La version 3 de la RW900 sera disponible dans le courant de l’année 2022.
— Nous l’avons annoncé sur Stadion il y a quelques semaines, Decathlon devient partenaire des Jeux olympiques de Paris 2024. Quel sentiment cela vous procure-t-il ?
La volonté première de Decathlon est de mettre les gens au sport. On s’est associé à Paris 2024 pour être partenaire en levier sociétal de mise au sport. Nous avons été séduits par le principe de « Terre de Jeux » qui est un label destiné à tous les territoires : communes, intercommunalités, départements, régions, France métropolitaine et dans les territoires d’Outre-mer qui s’engagent à promouvoir les valeurs du sport et sa pratique, auprès des scolaires comme du grand public.
— Depuis début août, un tee-shirt en l’honneur de Yohann Diniz est en prévente. Une façon de lui rendre hommage à la suite de l’annonce de sa carrière ?

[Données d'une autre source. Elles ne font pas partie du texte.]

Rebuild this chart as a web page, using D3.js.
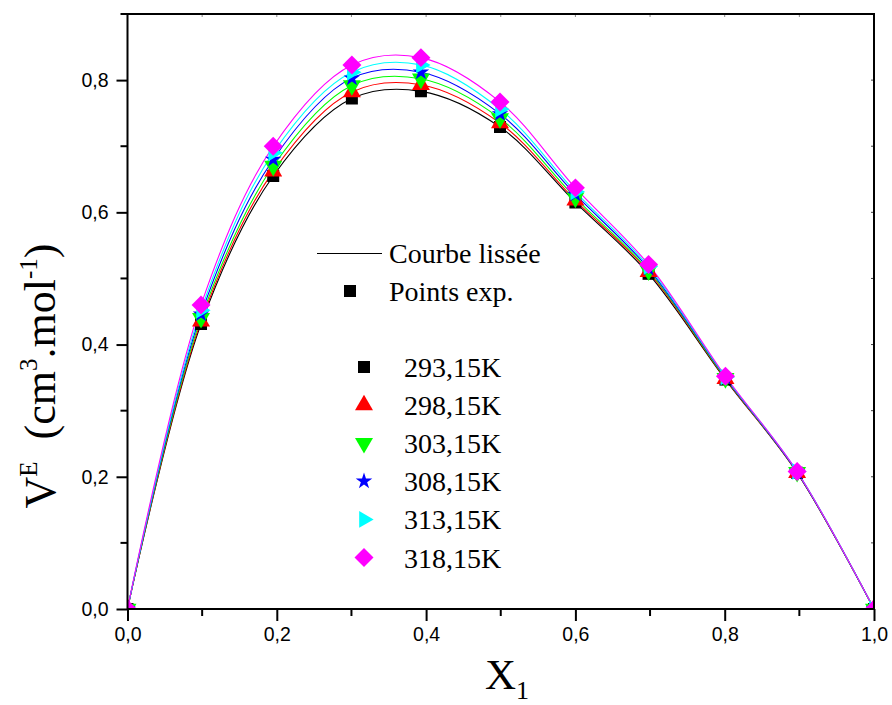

Nous avons développé une série limitée de tee-shirts (2021 exemplaires) en référence à l’année 2021, date de la fin de carrière de Yohann Diniz. Cela nous tenait à cœur de rendre hommage à son record du monde, nous explique Erik Pflieger, chef de produit pour la marche athlétique chez Decathlon. L’épreuve du 50 km marche disparait définitivement du programme olympique. Ce record restera éternel. Il s’agit d’une collection lifestyle autour de ce record mythique des 3 heures, 32 minutes et 33 secondes (14,16 km/h) intitulée « YD ETERNAL », au tarif de 20,00 € sur le site Decathlon. Nous attachons une place importante à l’environnement dans le processus de création du tee-shirt puisqu’il est made in France (Tourcoing) et éco-conçu.